Been awhile since I stood a four to eight watch at sea. Been even longer since I have gotten a boat underway by myself in the pitch black of night to head out to sea. The girls all slept as I slipped us from the mooring in North Sound on Virgin Gorda and headed out the channel for Anegada Passage towards Anguilla. I smile just saying the names in my mind. They are lusciously foreign on the tongue, yet familiar in spirit.I rounded Necker Island before 430AM, and pointed the bow Southeast. Thanks to Richard Branson for keeping it lit like a Celebrity cruise ship, it makes missing the fringing reef easier in the dark.
The seas are calm, the infamous Caribbean two-step absent for now. The predominant swell this far East generally comes from the Northeast, from the deep Atlantic. The predominant winds from the East or Southeast generating waves. The two combined can make for a confused and uncomfortable ride many days, but not bad at all this morning. The winds are a little far SE for a fast sail, but light, less than 10 knots. We will motor sail the passage to make it before sunset, thank goodness for sound Volvo Penta engines.
A big rain squall passed to the South of our route just at daybreak. I forget how peaceful and awe inspiring sunrise at sea on a small boat with little but water around you can be. The puffy cumulus clouds skirting along the horizon appear low enough that you could reach up and grab them. The palette of pastels and gray splashed across the sky give promise to a new and spectacular day. Your ass soon adjusts to the motion and rhythm of the boat through the water. Easier now since you can visually place a horizon with the movement. I may never truly like the jerky nature of the catamaran bounce over waves after years on monohulls, including one football shaped buoy tender. However, she is stable, high in the water, dry and spacious…all reasons we picked this boat over a number of others.

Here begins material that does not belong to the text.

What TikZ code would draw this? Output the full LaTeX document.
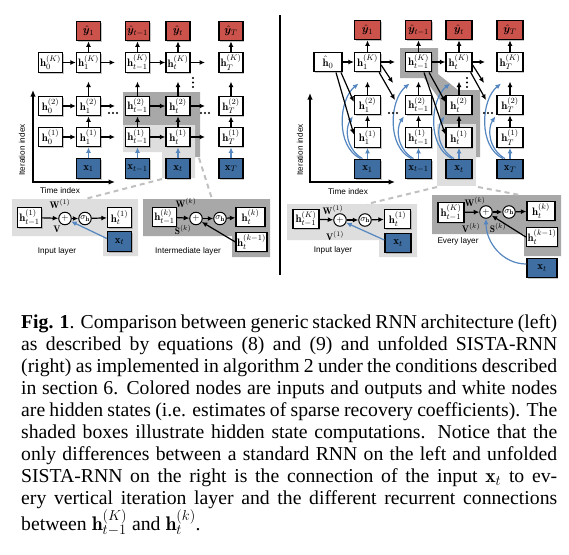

Another change is the reliance on electronic toys and tools that has significantly decreased workload, but shifted attention from outside the cockpit, to inside. Just like in airplanes, you can really navigate yourself safely from A to B with a wristwatch, compass and paper chart. But the chartplotter, radar and autopilot sure make the short-handed boat watch easier, albeit with more light pollution. Dad always scoffed at pilots that kept their heads down fiddling with instruments and GPS nav stations instead of looking around for situational awareness and to appreciate the beauty of small plane flight. I feel the same way about sailing, and if the grounding of the Volvo racer Vestas Wind in the middle of the Indian Ocean proves anything, it is that a million dollars of electronic navigation equipment is useless if you cannot miss a reef that Magellan charted. Great article here on this issue. I prefer my visual and audible cues, but do appreciate that I can set the autopilot, confirm my position and course on the chartplotter and rest easy that radar will illuminate the unlit vessels or obstructions around me.
The sun rose off the port bow in my face bathing everything in warm yellow tones. The uncertainty of night at sea, alone on watch passes. I kept the crew and boat safe once again. And in that moment realized that I could not be happier than here, now with the woman I love snuggled contently in our berth on a boat at sea.